I do not think so. The reason is, well, what is behind the autonomy argument. Structurally, the ECJ seems to understand autonomy in a similar way as national constitutional courts conceive of sovereignty: EU law should reign supreme in its jurisdiction and any encroachment by another authority must be put under the ECJ’s check. This comes in the form of various instruments safeguarding the ECJ a place, which is quite unparalleled to that of any constitutional court of the parties to the Convention. It shall be remembered that the ECJ asked for these safeguards in a ‘discussion paper’, by which it became involved in the drafting process of the Accession Agreement in a way unthinkable in any European constitutional system.
But the analogy between sovereignty and autonomy is limited in that while the state sovereignty underpins a system whereby the constitution and the highest authority that interprets it (usually, but not always, the constitutional court) is embedded in a political system that has at least a plausible (and generally still uncontested) claim to political legitimacy, this is precisely what the EU lacks. The ECJ therefore protects the autonomy/sovereignty of a system of rules, whose legitimacy is highly contested. That is also why the strongest claim the ECJ has vis-à-vis other legal systems, is the rule of law, not democracy or people’s self-government (Kadi attests to this). The legitimacy of EU law ultimately depends on the legitimacy of its states (see Fritz Scharpf or Peter Lindseth for a detailed argument, pace Jürgen Habermas or Armin von Bogdandy). If they made their sovereignty subject to the ECHR’s control, why not the ECJ?

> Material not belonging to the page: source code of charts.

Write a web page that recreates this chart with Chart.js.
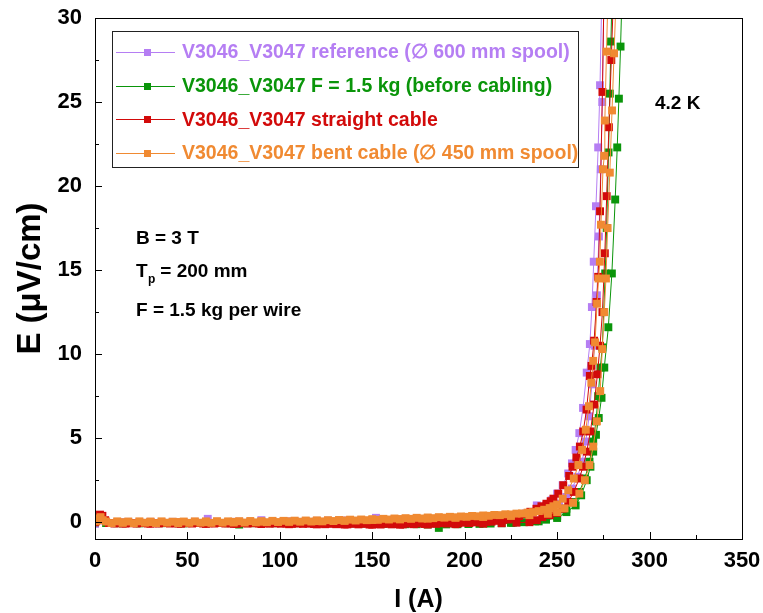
<!DOCTYPE html>
<html>
<head>
<meta charset="utf-8">
<script src="https://cdn.jsdelivr.net/npm/chart.js@4.4.1/dist/chart.umd.min.js"></script>
<style>
  html, body { margin: 0; padding: 0; background: #fff; }
  #wrap { width: 763px; height: 613px; position: relative; }
</style>
</head>
<body>
<div id="wrap"><canvas id="c" width="763" height="613"></canvas></div>
<script>
// Axis ticks
const xTicks = [0, 50, 100, 150, 200, 250, 300, 350];
const xMinorTicks = [25, 75, 125, 175, 225, 275, 325];
const yTicks = [0, 5, 10, 15, 20, 25, 30];
const yMinorTicks = [2.5, 7.5, 12.5, 17.5, 22.5, 27.5];

// Legend labels
const seriesLabels = [
  'V3046_V3047 reference (\u2205 600 mm spool)',
  'V3046_V3047 F = 1.5 kg (before cabling)',
  'V3046_V3047 straight cable',
  'V3046_V3047 bent cable (\u2205 450 mm spool)'
];

// Measured E-I curves, [I (A), E (uV/cm)]
const referenceA = [[0,-0.1],[1.5,0.1],[3,0.2],[6,0.02],[12,0.0],[18,0.02],[24,0.0],[30,0.02],[36,0.0],[42,0.02],[48,0.0],[54,0.02],[61,0.2],[66,0.02],[72,0.01],[78,0.03],[84,0.02],[90,0.12],[96,0.04],[102,0.05],[108,0.06],[114,0.07],[120,0.08],[126,0.09],[132,0.1],[138,0.11],[144,0.12],[152,0.26],[156,0.14],[162,0.16],[168,0.18],[174,0.2],[180,0.22],[186,0.24],[192,0.26],[198,0.29],[204,0.31],[210,0.34],[216,0.37],[222,0.41],[228,0.45],[233,0.52],[236,0.6],[239,1.0],[241,0.8],[244,1.0],[247,1.3],[250,1.7],[253,2.2],[256,2.9],[258,3.5],[260,4.3],[262,5.3],[264,6.8],[266,8.9],[267.7,10.6],[268.8,12.8],[269.8,15.5],[271,18.8],[272.2,22.3],[273.2,26],[274,30.5]];
const referenceB = [[0,0.0],[15,0.0],[30,0.01],[45,0.01],[60,0.02],[75,0.02],[90,0.03],[105,0.05],[120,0.07],[135,0.1],[150,0.12],[165,0.16],[180,0.2],[195,0.25],[210,0.31],[225,0.4],[235,0.5],[242,0.65],[247,0.85],[251,1.1],[255,1.5],[258,2.0],[261,2.7],[263.5,3.6],[265.5,4.8],[267.3,6.3],[268.8,8.2],[270.2,10.5],[271.5,13.5],[272.6,17],[273.6,21],[274.4,25],[275.2,30.5]];

const beforeCablingA = [[0,0.0],[2,0.15],[6,-0.05],[12,-0.06],[18,-0.05],[24,-0.07],[30,-0.05],[36,-0.06],[42,-0.05],[48,-0.07],[54,-0.05],[60,-0.06],[66,-0.05],[72,-0.06],[78,-0.14],[84,-0.06],[90,-0.05],[96,-0.06],[102,-0.05],[108,-0.06],[114,-0.05],[120,-0.06],[126,-0.05],[132,-0.06],[138,-0.07],[144,-0.08],[150,-0.1],[156,-0.1],[162,-0.11],[168,-0.12],[174,-0.12],[180,-0.13],[186,-0.34],[190,-0.13],[196,-0.12],[202,-0.11],[208,-0.1],[214,-0.08],[220,-0.06],[226,-0.03],[232,0.0],[238,0.05],[244,0.15],[250,0.35],[255,0.8],[259,1.2],[262,1.8],[265,2.6],[267.5,3.6],[269.5,4.8],[271,6.0],[272.2,7.5],[273.4,9.2],[274.4,10.4],[275.2,12.5],[276,14.8],[276.8,17.5],[277.8,22],[278.5,25.5],[279.1,28.6],[279.6,31]];
const beforeCablingB = [[0,0.0],[15,-0.06],[30,-0.05],[45,-0.06],[60,-0.05],[75,-0.06],[90,-0.05],[105,-0.06],[120,-0.07],[135,-0.08],[150,-0.1],[165,-0.11],[180,-0.12],[195,-0.11],[210,-0.08],[225,-0.04],[240,0.05],[250,0.25],[255,0.6],[260,1.0],[263,1.6],[266,2.5],[268,3.3],[269.5,4.2],[271,5.2],[272.5,6.2],[274,7.4],[275.5,9.2],[277.7,11.6],[279.6,14.8],[281.4,19.2],[282.5,22.3],[283.4,25.2],[284.3,28.3],[285,31]];

const straightA = [[0.5,0.05],[1.5,0.3],[2.7,0.45],[4,0.38],[5.5,0.12],[7.5,-0.05],[10.5,-0.08],[13.5,-0.05],[16.5,-0.08],[19.5,-0.06],[22.5,-0.08],[25.5,-0.05],[28.5,-0.08],[31.5,-0.06],[34.5,-0.08],[37.5,-0.05],[40.5,-0.08],[43.5,-0.06],[46.5,-0.09],[49.5,-0.06],[52.5,-0.08],[55.5,-0.05],[58.5,-0.08],[61.5,-0.06],[64.5,-0.08],[67.5,-0.05],[70.5,-0.08],[73.5,-0.06],[76.5,-0.1],[79.5,-0.06],[82.5,-0.08],[85.5,-0.06],[88.5,-0.08],[91.5,-0.06],[94.5,-0.09],[97.5,-0.07],[100.5,-0.09],[103.5,-0.08],[106.5,-0.1],[109.5,-0.08],[112.5,-0.1],[115.5,-0.09],[118.5,-0.11],[121.5,-0.09],[124.5,-0.12],[127.5,-0.1],[130.5,-0.12],[133.5,-0.1],[136.5,-0.13],[139.5,-0.1],[142.5,-0.13],[145.5,-0.1],[148.5,-0.14],[151.5,-0.11],[154.5,-0.14],[157.5,-0.1],[160.5,-0.13],[163.5,-0.1],[166.5,-0.13],[169.5,-0.09],[172.5,-0.12],[175.5,-0.08],[178.5,-0.11],[181.5,-0.07],[184.5,-0.1],[187.5,-0.06],[190.5,-0.08],[193.5,-0.05],[196.5,-0.07],[199.5,-0.03],[202.5,-0.05],[205.5,-0.01],[208.5,-0.02],[211.5,0.02],[214.5,0.03],[217.5,0.08],[220.5,0.12],[223.5,0.18],[226.5,0.26],[229.5,0.36],[232.5,0.48],[235.5,0.62],[238.8,0.8],[241.5,0.95],[244.2,1.1],[246.5,1.25],[248,1.4],[250.6,1.7],[253.3,2.2],[256.5,2.75],[258.3,3.3],[260.4,3.85],[262.3,4.5],[264.1,5.4],[265.9,6.7],[267.7,8.7],[268.6,9.3],[270,10.8],[271.3,13.1],[272.2,14.6],[273.2,18.5],[274.5,25.6],[275.2,30.5]];
const straightB = [[0,0.0],[15,-0.08],[30,-0.09],[45,-0.08],[60,-0.1],[75,-0.1],[90,-0.11],[105,-0.12],[120,-0.13],[135,-0.14],[150,-0.15],[165,-0.15],[180,-0.14],[195,-0.12],[210,-0.09],[220,-0.06],[228,-0.03],[235,0.0],[239,0.12],[242,0.3],[246,0.42],[250,0.55],[253,0.8],[256,1.2],[259,1.8],[262,2.6],[264,3.3],[266,4.2],[268,5.4],[270,7.0],[271.8,8.8],[273.2,10.5],[274.5,12.5],[275.8,16],[276.8,19.4],[278,23.5],[279.3,27.5],[280.2,30.5]];

const bentA = [[0.6,0.08],[1.8,0.22],[3.0,0.3],[4.2,0.12],[6,0.04],[9,-0.05],[12,0.05],[15,-0.04],[18,0.04],[21,-0.06],[24,0.05],[27,-0.03],[30,0.04],[33,-0.05],[36,0.05],[39,-0.03],[42,0.03],[45,-0.05],[48,0.04],[51,-0.04],[54,0.05],[57,-0.03],[60,0.05],[63,-0.04],[66,0.06],[69,-0.03],[72,0.05],[75,-0.02],[78,0.06],[81,-0.02],[84,0.07],[87,-0.01],[90,0.06],[93,0.0],[96,0.08],[99,0.01],[102,0.08],[105,0.02],[108,0.09],[111,0.03],[114,0.1],[117,0.04],[120,0.11],[123,0.05],[126,0.12],[129,0.07],[132,0.13],[135,0.08],[138,0.15],[141,0.1],[144,0.16],[147,0.12],[150,0.18],[153,0.14],[156,0.2],[159,0.16],[162,0.22],[165,0.18],[168,0.24],[171,0.2],[174,0.26],[177,0.22],[180,0.28],[183,0.24],[186,0.3],[189,0.27],[192,0.32],[195,0.29],[198,0.34],[201,0.32],[204,0.37],[207,0.35],[210,0.4],[213,0.38],[216,0.43],[219,0.42],[222,0.47],[225,0.46],[228,0.51],[231,0.52],[234,0.57],[237,0.6],[240,0.66],[243,0.74],[246,0.84],[248,0.95],[250,1.05],[253,1.4],[256,1.9],[259,2.6],[261.5,3.4],[263.5,4.3],[265.5,5.5],[267.2,6.9],[268.5,8.3],[269.5,9.6],[270.5,10.7],[271.6,13.0],[272.4,14.5],[273.1,15.5],[273.7,17.7],[274.8,21.0],[275.5,21.8],[275.8,23.9],[276.7,28.0],[277.3,30.5]];
const bentB = [[0,0.05],[15,0.0],[30,0.0],[45,0.01],[60,0.0],[75,0.02],[90,0.03],[105,0.05],[120,0.07],[135,0.1],[150,0.13],[165,0.17],[180,0.21],[195,0.26],[210,0.31],[225,0.37],[235,0.42],[245,0.5],[250,0.6],[254,0.82],[258.6,1.15],[262,1.7],[265,2.5],[267.5,3.4],[269.5,4.5],[271.5,6.0],[273.3,7.8],[274.4,10.3],[275.5,12.5],[276.4,14.5],[277.3,17.5],[278.5,20.8],[279.7,24.5],[280.8,27.9],[281.8,31]];

const PURPLE = '#b57ef3', GREEN = '#0a950a', RED = '#d20a0a', ORANGE = '#f08a32';
const seriesColors = [PURPLE, GREEN, RED, ORANGE];

const FONT = '"Liberation Sans", Arial, Helvetica, sans-serif';

function curve(points, color, order) {
  return {
    data: points.map(p => ({ x: p[0], y: p[1] })),
    showLine: true,
    borderColor: color,
    borderWidth: 1,
    backgroundColor: color,
    pointStyle: 'rect',
    pointRadius: 5.6,
    pointBorderWidth: 0,
    pointHoverRadius: 5.6,
    order: order
  };
}

const datasets = [
  curve(referenceA, PURPLE, 4), curve(referenceB, PURPLE, 4),
  curve(beforeCablingA, GREEN, 3), curve(beforeCablingB, GREEN, 3),
  curve(straightA, RED, 2), curve(straightB, RED, 2),
  curve(bentA, ORANGE, 1), curve(bentB, ORANGE, 1)
];

// Frame, inward tick marks, legend box and text notes
const decorations = {
  id: 'decorations',
  afterDraw(chart) {
    const { ctx, chartArea: a, scales: { x, y } } = chart;
    ctx.save();
    ctx.strokeStyle = '#000';
    ctx.lineWidth = 1;
    ctx.strokeRect(a.left + 0.5, a.top + 0.5, a.right - a.left, a.bottom - a.top);

    ctx.beginPath();
    const tick = (vals, len, horiz) => vals.forEach(v => {
      if (horiz) {
        const px = Math.round(x.getPixelForValue(v)) + 0.5;
        ctx.moveTo(px, a.bottom); ctx.lineTo(px, a.bottom - len);
      } else {
        const py = Math.round(y.getPixelForValue(v)) + 0.5;
        ctx.moveTo(a.left, py); ctx.lineTo(a.left + len, py);
      }
    });
    tick(xTicks, 7, true); tick(xMinorTicks, 4, true);
    tick(yTicks, 7, false); tick(yMinorTicks, 4, false);
    ctx.stroke();

    // legend
    const lx = 112, ly = 31, lw = 466, lh = 136;
    ctx.fillStyle = '#fff';
    ctx.fillRect(lx, ly, lw, lh);
    ctx.lineWidth = 1;
    ctx.strokeStyle = '#222';
    ctx.strokeRect(lx + 0.5, ly + 0.5, lw, lh);
    ctx.font = 'bold 19.5px ' + FONT;
    ctx.textBaseline = 'middle';
    ctx.textAlign = 'left';
    seriesLabels.forEach((label, i) => {
      const cy = 52 + i * 33.7;
      const c = seriesColors[i];
      ctx.strokeStyle = c;
      ctx.beginPath();
      ctx.moveTo(116, Math.round(cy) + 0.5); ctx.lineTo(175, Math.round(cy) + 0.5);
      ctx.stroke();
      ctx.fillStyle = c;
      ctx.fillRect(144, Math.round(cy) - 3, 7, 7);
      ctx.fillText(label, 182, cy + 1);
    });

    // notes
    ctx.fillStyle = '#000';
    ctx.font = 'bold 19px ' + FONT;
    ctx.fillText('4.2 K', 655, 104);
    ctx.fillText('B = 3 T', 136, 239);
    ctx.fillText('T', 136, 272);
    ctx.font = 'bold 12px ' + FONT;
    ctx.fillText('p', 148, 280);
    ctx.font = 'bold 19px ' + FONT;
    ctx.fillText(' = 200 mm', 155, 272);
    ctx.fillText('F = 1.5 kg per wire', 136, 311);
    ctx.restore();
  }
};

new Chart(document.getElementById('c'), {
  type: 'scatter',
  data: { datasets },
  options: {
    responsive: false,
    animation: false,
    events: [],
    layout: { padding: { top: 18, right: 21, left: 0, bottom: 0 } },
    plugins: { legend: { display: false }, tooltip: { enabled: false } },
    scales: {
      x: {
        type: 'linear', min: 0, max: 350,
        grid: { display: false, drawTicks: false },
        border: { display: false },
        afterBuildTicks: s => { s.ticks = xTicks.map(v => ({ value: v })); },
        afterFit: s => { s.height = 74; s.paddingLeft = 0; s.paddingRight = 0; },
        ticks: { color: '#000', padding: 9, font: { family: FONT, size: 22, weight: 'bold' } },
        title: { display: true, text: 'I (A)', color: '#000', padding: { top: 0, bottom: 0 }, font: { family: FONT, size: 25, weight: 'bold', lineHeight: 1.05 } }
      },
      y: {
        type: 'linear', min: -1, max: 30,
        grid: { display: false, drawTicks: false },
        border: { display: false },
        afterBuildTicks: s => { s.ticks = yTicks.map(v => ({ value: v })); },
        afterFit: s => { s.width = 95; s.paddingTop = 0; s.paddingBottom = 0; },
        ticks: { color: '#000', padding: 13, font: { family: FONT, size: 22, weight: 'bold' } },
        title: { display: true, text: 'E (\u03bcV/cm)', color: '#000', padding: { top: 11, bottom: 0 }, font: { family: FONT, size: 33, weight: 'bold' } }
      }
    }
  },
  plugins: [decorations]
});
</script>
</body>
</html>
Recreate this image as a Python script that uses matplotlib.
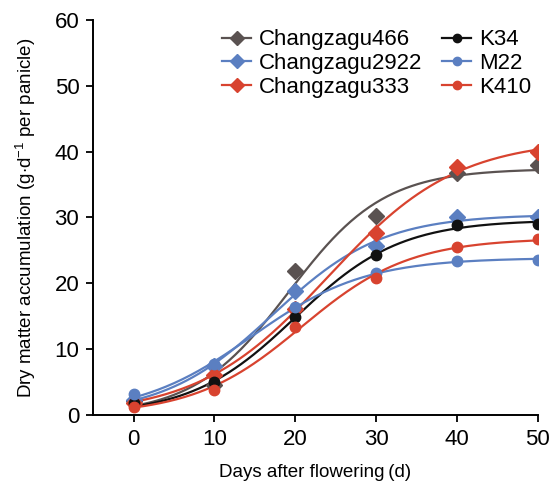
import numpy as np
import matplotlib
matplotlib.use('Agg')
import matplotlib.pyplot as plt

plt.rcParams['font.family'] = ['Liberation Sans', 'DejaVu Sans']
plt.rcParams['mathtext.fontset'] = 'custom'
plt.rcParams['mathtext.rm'] = 'Liberation Sans'
plt.rcParams['mathtext.it'] = 'Liberation Sans'

# days after flowering
days = [0, 10, 20, 30, 40, 50]

# dry matter accumulation
changzagu466 = [2.1, 4.6, 21.9, 30.2, 36.7, 37.9]
changzagu2922 = [2.3, 7.5, 18.9, 25.7, 30.0, 30.1]
changzagu333 = [1.9, 6.1, 16.1, 27.7, 37.7, 40.0]
k34 = [1.8, 5.0, 14.9, 24.3, 28.8, 29.0]
m22 = [3.2, 7.7, 16.4, 21.6, 23.4, 23.5]
k410 = [1.2, 3.8, 13.4, 20.8, 25.5, 26.7]

names = ['Changzagu466', 'Changzagu2922', 'Changzagu333', 'K34', 'M22', 'K410']
series = [changzagu466, changzagu2922, changzagu333, k34, m22, k410]
colors = ['#5a5251', '#5b7fc1', '#d8432f', '#111111', '#5b7fc1', '#d8432f']
markers = ['D', 'D', 'D', 'o', 'o', 'o']


def logistic_fit(x, y):
    # grid search on rate and midpoint, asymptote by least squares
    best = None
    for k in np.linspace(0.05, 0.4, 141):
        for x0 in np.linspace(5, 35, 151):
            g = 1.0 / (1.0 + np.exp(-k * (x - x0)))
            a = np.dot(g, y) / np.dot(g, g)
            err = np.sum((a * g - y) ** 2)
            if best is None or err < best[0]:
                best = (err, a, k, x0)
    return best[1:]


fig = plt.figure(figsize=(5.55, 4.86), dpi=100)
ax = fig.add_axes([0.168, 0.146, 0.801, 0.813])

x = np.array(days, dtype=float)
xs = np.linspace(0, 50, 200)
for name, y, c, m in zip(names, series, colors, markers):
    y = np.array(y)
    a, k, x0 = logistic_fit(x, y)
    ax.plot(xs, a / (1 + np.exp(-k * (xs - x0))), color=c, lw=1.6, zorder=2)
    ms = 8.5 if m == 'D' else 7.5
    ax.plot(x, y, ls='none', marker=m, ms=ms, color=c, mec=c, zorder=3)
    ax.plot([], [], color=c, lw=1.6, marker=m, ms=ms - 1.5, mec=c, label=name)

ax.set_xlim(-5, 50)
ax.set_ylim(0, 60)
ax.set_xticks(days)
ax.set_yticks(range(0, 61, 10))
for s in ['top', 'right']:
    ax.spines[s].set_visible(False)
for s in ['left', 'bottom']:
    ax.spines[s].set_linewidth(1.4)
ax.tick_params(direction='out', length=5, width=1.3, labelsize=16, pad=5)

ax.set_xlabel('Days after flowering\u2009(d)', fontsize=13.5, labelpad=10)
ax.set_ylabel(r'Dry matter accumulation (g$\cdot$d$^{-1}$ per panicle)', fontsize=13.5, labelpad=12)

ax.legend(ncol=2, loc='upper right', bbox_to_anchor=(1.015, 1.01), frameon=False,
          fontsize=16, handlelength=1.3, handletextpad=0.35, columnspacing=0.9,
          labelspacing=0.12, borderaxespad=0.2)

fig.savefig('out.png', dpi=100)
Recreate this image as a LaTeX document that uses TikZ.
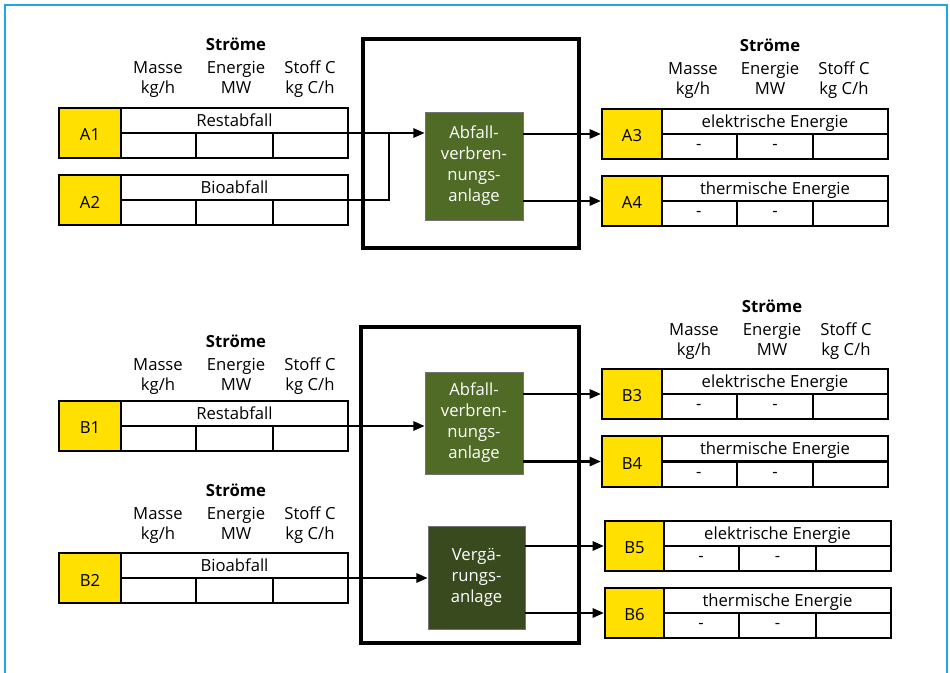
\documentclass[tikz,border=0pt]{standalone}
\usepackage{fontspec}
\setmainfont{Open Sans}
\usetikzlibrary{arrows.meta,fit,calc}
\definecolor{fyellow}{HTML}{FFE000}
\definecolor{gA}{HTML}{4F6B26}
\definecolor{gB}{HTML}{3A4A1F}
\definecolor{fblue}{HTML}{1FA8E0}
\tikzset{
  ybox/.style={draw, line width=1.7pt, fill=fyellow, inner sep=0pt},
  tbox/.style={draw, line width=1.7pt, fill=white, inner sep=0pt},
  cell/.style={line width=1.7pt},
  txt/.style={inner sep=0pt, align=center},
  btxt/.style={inner sep=0pt, align=center, anchor=base},
  bigbox/.style={draw, line width=2.5pt, inner sep=0pt},
  plant/.style={draw=black!55, line width=0.6pt, inner sep=0pt},
  flow/.style={line width=1.6pt},
  arr/.style={line width=1.6pt, -{Triangle[length=8.5pt,width=7pt]}},
}
\newcommand\strm[9]{%
  \node[ybox, fit={(#4,#7) (#5,#8)}, label={[name=#1l, txt, yshift=-1.5pt]center:#2}] (#1) {};
  \node[tbox, fit={(#5,#7) (#6,#8)}] (#1t) {};
  \draw[cell] (#1t.west) -- (#1t.east);
  \draw[cell] ($(#1t.west)!1/3!(#1t.east)$) -- ($(#1t.south west)!1/3!(#1t.south east)$);
  \draw[cell] ($(#1t.west)!2/3!(#1t.east)$) -- ($(#1t.south west)!2/3!(#1t.south east)$);
  \node[btxt] (#1n) at ($(#1t.north)+(0,20)$) {#3};
  \node[txt] (#1a) at ($($(#1t.west)!1/6!(#1t.east)$)!0.5!($(#1t.south west)!1/6!(#1t.south east)$)$) {#9};
  \node[txt] (#1b) at ($($(#1t.west)!1/2!(#1t.east)$)!0.5!($(#1t.south west)!1/2!(#1t.south east)$)$) {#9};
}
\newcommand\hdr[5]{% #1 prefix, #2 x Masse, #3 x Energie, #4 x Stoff, #5 y Ströme (visual centre)
  \node[btxt, font=\fontsize{12.5}{15}\selectfont\bfseries] (#1s) at (#3,#5+6) {Ströme};
  \node[btxt] (#1m) at (#2,#5+49) {Masse\\kg/h};
  \node[btxt] (#1e) at (#3,#5+49) {Energie\\MW};
  \node[btxt] (#1c) at (#4,#5+49) {Stoff C\\kg C/h};
}
\begin{document}
\begin{tikzpicture}[x=0.75pt, y=-0.75pt, font=\fontsize{12.5}{15}\selectfont]
\useasboundingbox (0,0) rectangle (950,672);
\begin{scope}
  \clip (0,0) rectangle (950,672);
  \draw[fblue, line width=1.2pt] (5,5) rectangle (947,700);
\end{scope}

% ---------- Part A ----------
\hdr{hA}{158}{236}{310}{44}
\hdr{hC}{693}{770}{844}{45}
\node[bigbox, fit={(363,39) (579,248)}] (PA) {};
\node[plant, fill=gA, fit={(425,112) (523,220)},
  label={[name=GAl, txt, text=white, font=\fontsize{12.5}{15.7}\selectfont]center:Abfall-\\verbren-\\nungs-\\anlage}] (GA) {};

\strm{A1}{A1}{Restabfall}{59}{121}{348}{108}{158}{}
\strm{A2}{A2}{Bioabfall}{59}{121}{348}{175}{225}{}
\strm{A3}{A3}{elektrische Energie}{602}{662}{888}{109}{159}{-}
\strm{A4}{A4}{thermische Energie}{602}{662}{888}{176}{226}{-}

\coordinate (jx) at (389,0);
\coordinate (jA) at (A1t.east -| jx);
\draw[arr] (A1t.east) -- (A1t.east -| GA.west);
\draw[flow] (A2t.east) -| (jA);
\draw[arr] (GA.east |- A3.west) -- (A3.west);
\draw[arr] (GA.east |- A4.west) -- (A4.west);

% ---------- Part B ----------
\hdr{hB}{158}{236}{310}{341}
\hdr{hD}{158}{236}{310}{490}
\hdr{hE}{694}{772}{846}{306}
\node[bigbox, fit={(361,327) (579,643)}] (PB) {};
\node[plant, fill=gA, fit={(425,372) (523,474)},
  label={[name=GB1l, txt, text=white, font=\fontsize{12.5}{15.7}\selectfont]center:Abfall-\\verbren-\\nungs-\\anlage}] (GB1) {};
\node[plant, fill=gB, fit={(428,526) (525,629)},
  label={[name=GB2l, txt, text=white, font=\fontsize{12.5}{15.7}\selectfont]center:Vergä-\\rungs-\\anlage}] (GB2) {};

\strm{B1}{B1}{Restabfall}{59}{121}{348}{401}{451}{}
\strm{B2}{B2}{Bioabfall}{59}{121}{348}{553}{603}{}
\strm{B3}{B3}{elektrische Energie}{602}{662}{888}{369}{419}{-}
\strm{B4}{B4}{thermische Energie}{602}{662}{888}{436}{487}{-}
\strm{B5}{B5}{elektrische Energie}{605}{664}{891}{521}{571}{-}
\strm{B6}{B6}{thermische Energie}{605}{664}{891}{588}{638}{-}

\draw[arr] (B1t.east) -- (B1t.east -| GB1.west);
\draw[arr] (B2t.east) -- (B2t.east -| GB2.west);
\draw[arr] (GB1.east |- B3.west) -- (B3.west);
\draw[arr] (GB1.east |- B4.west) -- (B4.west);
\draw[arr] (GB2.east |- B5.west) -- (B5.west);
\draw[arr] (GB2.east |- B6.west) -- (B6.west);
\end{tikzpicture}
\end{document}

Daniel’s starting assumption about the autonomy of EU law thus contradicts what can be understood as a peculiarly European post-war constitutional achievement: the willingness to put one’s own constitutional system under an external check (one can refer to the work of Jan Werner Müller or more recently Alexander Somek here). The example of asylum seekers’ treatment by the ECJ, which prioritises the illusion of mutual trust over the rights concerns, is the case in point. It was precisely because the ECHR does not need to worry about these systemic concerns of the EU legal order (the effectiveness of the Common European Asylum System) that the Convention rights were eventually taken seriously – also by the ECJ.
Here I do not quite understand what Daniel makes of the ‘hydraulic connection’ between the three conditions of federal stability (1. ‘a reasonably common set of values and similar level of fundamental rights protection throughout the Union’, 2. ‘the Union’s ability to remedy rights violations in component states effectively whenever they occur’ and 3. ‘a safety valve for a component state to invoke overriding policy justifications where compliance with mutual trust would otherwise rip the Union part’).
Daniel suggests that
where one or more of these elements is weak, the remaining element(s) must be correspondingly strong. For example, if there are serious divergences in fundamental rights protections, and the Union does not have the power to step in protect individuals, it must relax the obligation of mutual trust. For a federal union to survive, any legal obligation of mutual trust must be grounded in social reality, not judicial fiat.
In my view the ECJ does the exact opposite: there seems to be a serious problem with respecting fundamental rights of asylum seekers in some Member States, while the Union is not able – in social reality (despite all talks of solidarity) – to address them. It is not clear to me how the ECJ’s insistence on the strong legal obligation of mutual trust can change this reality. If anything, the ECHR’s involvement makes sure that it is the common European (albeit not Union’s ) standard that allows individual states to depart from their legal obligation of mutual trust.
Finally, few words about whether the ECJ takes ‘fundamental rights seriously’. I think Daniel is exactly right when he argues that too much has been made of the ECJ President’s statement that the ECJ ‘is not a human rights court’. I would add to Daniel’s point sonly that not only the ECJ, but also the EU is not primarily about human rights. Its human rights are parasitic on other goals of the EU – for a long time market integration, now also collective security.
This shapes the content of human rights guaranteed by the EU. It would require a much longer argument to prove that while the ECHR (and national bills of rights) are embedded in a post-war liberal democracy, that balances people’s political freedom with the freedom of the market, the EU’s legal order gives priority to the latter. In my view the accession to the ECHR could give some hope that this would change. But that is also the reason why it is currently unlikely – and the ECJ gives a good excuse to the Member States not to do anything about it.